GIVEN EXERCISE: Lift out, unaltered, the lines of the material below between the line holding "Give me the React, TypeScript" and the line holding "Chart.register(...registerables);", counting both.
----- DATA ROWS -----
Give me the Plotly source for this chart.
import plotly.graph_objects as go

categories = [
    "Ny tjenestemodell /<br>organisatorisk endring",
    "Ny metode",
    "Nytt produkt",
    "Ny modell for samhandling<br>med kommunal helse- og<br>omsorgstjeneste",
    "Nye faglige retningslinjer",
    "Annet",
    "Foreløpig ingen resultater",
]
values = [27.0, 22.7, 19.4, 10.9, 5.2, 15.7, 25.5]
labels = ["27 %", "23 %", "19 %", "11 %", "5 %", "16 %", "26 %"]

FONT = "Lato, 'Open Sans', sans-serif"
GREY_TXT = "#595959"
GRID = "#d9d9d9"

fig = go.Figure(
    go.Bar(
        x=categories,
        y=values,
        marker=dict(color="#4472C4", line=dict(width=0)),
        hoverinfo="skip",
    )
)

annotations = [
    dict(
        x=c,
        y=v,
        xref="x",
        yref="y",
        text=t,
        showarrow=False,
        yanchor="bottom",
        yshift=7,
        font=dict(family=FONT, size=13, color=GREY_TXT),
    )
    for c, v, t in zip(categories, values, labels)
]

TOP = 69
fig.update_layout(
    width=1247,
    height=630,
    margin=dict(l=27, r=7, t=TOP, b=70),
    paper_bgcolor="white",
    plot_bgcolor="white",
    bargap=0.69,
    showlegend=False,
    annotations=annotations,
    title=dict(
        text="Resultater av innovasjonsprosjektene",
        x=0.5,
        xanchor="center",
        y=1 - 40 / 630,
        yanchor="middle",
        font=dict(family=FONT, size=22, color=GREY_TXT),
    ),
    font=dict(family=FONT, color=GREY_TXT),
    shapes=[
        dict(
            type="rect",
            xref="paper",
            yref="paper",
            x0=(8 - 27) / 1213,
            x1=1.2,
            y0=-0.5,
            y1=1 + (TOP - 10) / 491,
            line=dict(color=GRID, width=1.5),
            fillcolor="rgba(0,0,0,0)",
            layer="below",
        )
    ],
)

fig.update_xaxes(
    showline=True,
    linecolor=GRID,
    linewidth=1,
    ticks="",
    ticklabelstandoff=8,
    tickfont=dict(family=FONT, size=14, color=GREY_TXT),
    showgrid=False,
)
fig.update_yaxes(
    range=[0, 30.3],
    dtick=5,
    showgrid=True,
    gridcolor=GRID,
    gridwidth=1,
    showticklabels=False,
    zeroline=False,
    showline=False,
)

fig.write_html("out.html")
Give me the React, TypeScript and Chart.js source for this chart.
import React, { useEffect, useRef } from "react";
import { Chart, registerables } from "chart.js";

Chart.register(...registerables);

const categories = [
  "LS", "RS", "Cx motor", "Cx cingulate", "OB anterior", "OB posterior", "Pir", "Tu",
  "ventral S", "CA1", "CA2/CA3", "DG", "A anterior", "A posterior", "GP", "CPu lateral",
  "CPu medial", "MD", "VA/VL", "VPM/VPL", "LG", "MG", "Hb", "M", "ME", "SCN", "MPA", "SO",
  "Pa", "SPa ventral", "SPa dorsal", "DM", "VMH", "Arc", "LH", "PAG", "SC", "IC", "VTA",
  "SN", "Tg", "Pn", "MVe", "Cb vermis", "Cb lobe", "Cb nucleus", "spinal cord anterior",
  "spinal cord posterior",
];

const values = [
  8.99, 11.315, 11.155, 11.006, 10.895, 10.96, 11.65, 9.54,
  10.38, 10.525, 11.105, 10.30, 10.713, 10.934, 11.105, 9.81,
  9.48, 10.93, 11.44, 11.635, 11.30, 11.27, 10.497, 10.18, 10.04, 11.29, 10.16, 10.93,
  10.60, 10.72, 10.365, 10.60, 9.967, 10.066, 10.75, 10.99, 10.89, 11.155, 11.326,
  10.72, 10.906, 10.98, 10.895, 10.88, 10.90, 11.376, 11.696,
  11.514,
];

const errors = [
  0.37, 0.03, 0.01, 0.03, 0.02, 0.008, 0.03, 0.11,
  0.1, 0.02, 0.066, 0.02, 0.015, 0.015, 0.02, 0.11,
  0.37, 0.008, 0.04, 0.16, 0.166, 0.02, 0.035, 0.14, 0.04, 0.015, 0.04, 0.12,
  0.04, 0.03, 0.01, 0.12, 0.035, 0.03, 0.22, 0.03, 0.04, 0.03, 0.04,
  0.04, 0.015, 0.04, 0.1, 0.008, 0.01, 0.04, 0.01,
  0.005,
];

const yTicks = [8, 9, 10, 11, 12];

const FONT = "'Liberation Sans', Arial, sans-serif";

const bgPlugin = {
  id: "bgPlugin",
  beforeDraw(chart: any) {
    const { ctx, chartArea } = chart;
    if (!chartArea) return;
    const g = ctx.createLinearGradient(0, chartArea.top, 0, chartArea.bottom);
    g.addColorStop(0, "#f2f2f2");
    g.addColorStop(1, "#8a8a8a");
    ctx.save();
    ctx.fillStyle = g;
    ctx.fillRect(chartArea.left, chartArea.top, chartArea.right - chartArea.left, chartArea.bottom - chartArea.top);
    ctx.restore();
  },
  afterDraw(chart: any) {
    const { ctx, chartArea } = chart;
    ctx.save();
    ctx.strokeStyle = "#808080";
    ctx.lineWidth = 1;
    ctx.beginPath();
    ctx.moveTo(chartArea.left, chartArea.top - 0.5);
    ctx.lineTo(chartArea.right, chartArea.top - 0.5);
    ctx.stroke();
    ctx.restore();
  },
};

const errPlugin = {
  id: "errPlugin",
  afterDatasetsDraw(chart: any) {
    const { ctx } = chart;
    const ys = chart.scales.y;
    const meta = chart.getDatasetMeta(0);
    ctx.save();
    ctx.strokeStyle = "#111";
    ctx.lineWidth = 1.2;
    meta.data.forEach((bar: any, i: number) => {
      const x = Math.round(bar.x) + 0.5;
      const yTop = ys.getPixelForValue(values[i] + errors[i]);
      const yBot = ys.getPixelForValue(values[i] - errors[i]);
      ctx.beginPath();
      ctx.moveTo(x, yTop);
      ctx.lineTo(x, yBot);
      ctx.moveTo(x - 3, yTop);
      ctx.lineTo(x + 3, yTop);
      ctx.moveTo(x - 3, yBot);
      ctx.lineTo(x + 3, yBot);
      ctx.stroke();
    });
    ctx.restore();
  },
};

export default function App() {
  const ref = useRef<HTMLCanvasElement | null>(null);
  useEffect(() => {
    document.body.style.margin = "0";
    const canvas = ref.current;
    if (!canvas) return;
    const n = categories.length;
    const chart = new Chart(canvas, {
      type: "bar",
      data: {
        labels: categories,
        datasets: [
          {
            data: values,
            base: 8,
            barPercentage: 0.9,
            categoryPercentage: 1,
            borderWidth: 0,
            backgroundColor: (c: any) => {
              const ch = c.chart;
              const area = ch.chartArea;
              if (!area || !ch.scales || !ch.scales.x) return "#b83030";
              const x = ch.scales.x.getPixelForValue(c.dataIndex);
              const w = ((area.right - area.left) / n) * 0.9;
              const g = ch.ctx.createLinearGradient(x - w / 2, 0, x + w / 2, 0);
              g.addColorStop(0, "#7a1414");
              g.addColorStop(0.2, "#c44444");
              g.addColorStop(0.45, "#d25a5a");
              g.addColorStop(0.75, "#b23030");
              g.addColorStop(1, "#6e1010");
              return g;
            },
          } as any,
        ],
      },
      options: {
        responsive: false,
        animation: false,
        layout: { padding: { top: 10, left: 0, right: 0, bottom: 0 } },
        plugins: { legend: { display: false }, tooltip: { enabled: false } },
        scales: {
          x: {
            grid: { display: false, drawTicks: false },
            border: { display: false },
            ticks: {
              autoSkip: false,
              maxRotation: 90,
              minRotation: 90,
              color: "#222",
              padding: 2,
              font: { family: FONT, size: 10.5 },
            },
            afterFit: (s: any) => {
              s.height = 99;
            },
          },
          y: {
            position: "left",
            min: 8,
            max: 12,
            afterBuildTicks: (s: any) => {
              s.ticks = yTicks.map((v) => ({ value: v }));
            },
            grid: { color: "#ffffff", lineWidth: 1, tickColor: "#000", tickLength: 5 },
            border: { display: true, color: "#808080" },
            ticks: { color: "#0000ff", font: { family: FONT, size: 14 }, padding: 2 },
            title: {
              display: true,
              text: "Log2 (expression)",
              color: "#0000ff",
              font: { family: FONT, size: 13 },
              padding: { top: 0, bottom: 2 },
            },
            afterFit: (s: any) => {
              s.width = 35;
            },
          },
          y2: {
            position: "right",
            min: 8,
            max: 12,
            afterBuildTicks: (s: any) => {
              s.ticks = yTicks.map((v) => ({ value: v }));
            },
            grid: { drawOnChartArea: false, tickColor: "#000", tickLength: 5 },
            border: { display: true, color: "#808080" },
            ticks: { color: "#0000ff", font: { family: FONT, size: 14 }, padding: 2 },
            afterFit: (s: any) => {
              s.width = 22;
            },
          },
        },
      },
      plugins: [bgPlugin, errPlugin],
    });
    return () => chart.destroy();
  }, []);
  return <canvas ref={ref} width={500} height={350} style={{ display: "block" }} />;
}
-----
CORRECT OUTPUT:
Give me the React, TypeScript and Chart.js source for this chart.
import React, { useEffect, useRef } from "react";
import { Chart, registerables } from "chart.js";

Chart.register(...registerables);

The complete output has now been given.